# Cold Brew DIY



## urbanbumpkin (Jan 30, 2013)

With the hot weather I was thinking of cold brew ago.

I haven't got a cold brew pot but is there an easy DIY option I could go for at home?

I have a CCD, Costco Chemex and Sowdens if this helps


----------



## MWJB (Feb 28, 2012)

CCD & Sowden are good candidates, better still if you can sift out fines with a 0.5mm sieve. The Clever negates the need for any secondary filtering. With a bright, fruity bean, I often used to make a regular hot pot with the Sowden in the morning, have a cup or two, then when cooled, decant the last cups from the pot & chill in the fridge for a cold one that afternoon.

Both are a challenge to make really hot brews, so you could try experimenting with cold, hot & somewhere in between starting temps to speed things up if needed. Grind as you normally would.


----------



## grumpydaddy (Oct 20, 2014)

Looking at my Mizudashi I think you might have some success if you were to cut the leg off a pair of fine denier tights

Stretch over and into a kilner jar and add your coffee. fill with cold water and that's it, clamp the lid on. Alternatively, elastic band around top of tights and place inside jar before sealing.

Place in fridge door


----------



## gcogger (May 18, 2013)

I make mine in any old container (usually a jug of some sort), and just filter with a CCD when done. I really can't see the point of spending money on anything else.


----------



## urbanbumpkin (Jan 30, 2013)

MWJB said:


> CCD & Sowden are good candidates, better still if you can sift out fines with a 0.5mm sieve.

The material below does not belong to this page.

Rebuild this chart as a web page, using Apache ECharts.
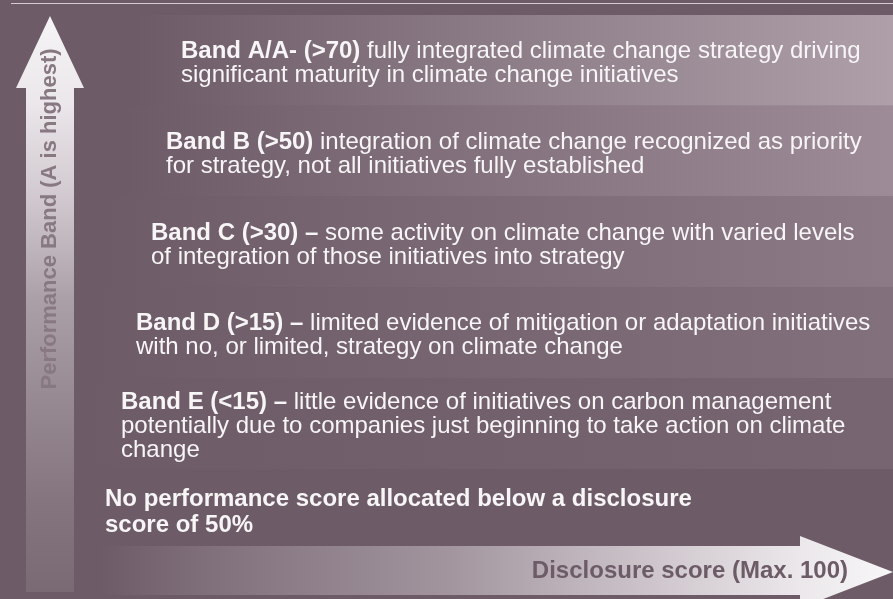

Cheers @MWJB any recommendations on sieves? I can see a previous link that you've posted for one on Amazon, but those ones are no longer available.


----------



## MWJB (Feb 28, 2012)

I also have one of these...https://www.amazon.co.uk/gp/product/B004RBVEAI/ref=oh_aui_search_detailpage?ie=UTF8&psc=1


----------



## urbanbumpkin (Jan 30, 2013)

MWJB said:


> I also have one of these...https://www.amazon.co.uk/gp/product/B004RBVEAI/ref=oh_aui_search_detailpage?ie=UTF8&psc=1


Cheers MWJB. Stupid question....9 inch sieve? Does the coffee not just go everywhere?


----------



## MWJB (Feb 28, 2012)

urbanbumpkin said:


> Cheers MWJB. Stupid question....9 inch sieve? Does the coffee not just go everywhere?


I should have added that I sift out fines over the kitchen sink


----------



## urbanbumpkin (Jan 30, 2013)

MWJB said:


> I should have added that I sift out fines over the kitchen sink


Aha...that makes more sense. Cheers MWJB. So for brewed coffee this gets of the fines. How fine is too fine on something like a Lido3. Not under 7 notches?

I'm guessing sifting on an espresso grind wouldn't work as it's too fine.

Although from what I've read fines are required for espresso.

£16 is a bit on the pricey side, are cheaper ones on eBay worth a try or do you get what you pay for.


----------



## MWJB (Feb 28, 2012)

I'm only suggesting this for immersions, not for drip, not for espresso.

As you say the fines peak around 50um is normal in espresso. For drip if you have too many fines grind coarser, or don't kick up the bed too much.

You don't need to be too precise, so long as the sieve is around 0.5mm you should be OK, you only want to lose the smallest 15-25% of your Clever grind. So, I wouldn't worry too much about "quality", just having a fine enough sieve to take out the fines, but not eat up much more than a fifth, or so, of your dose.


----------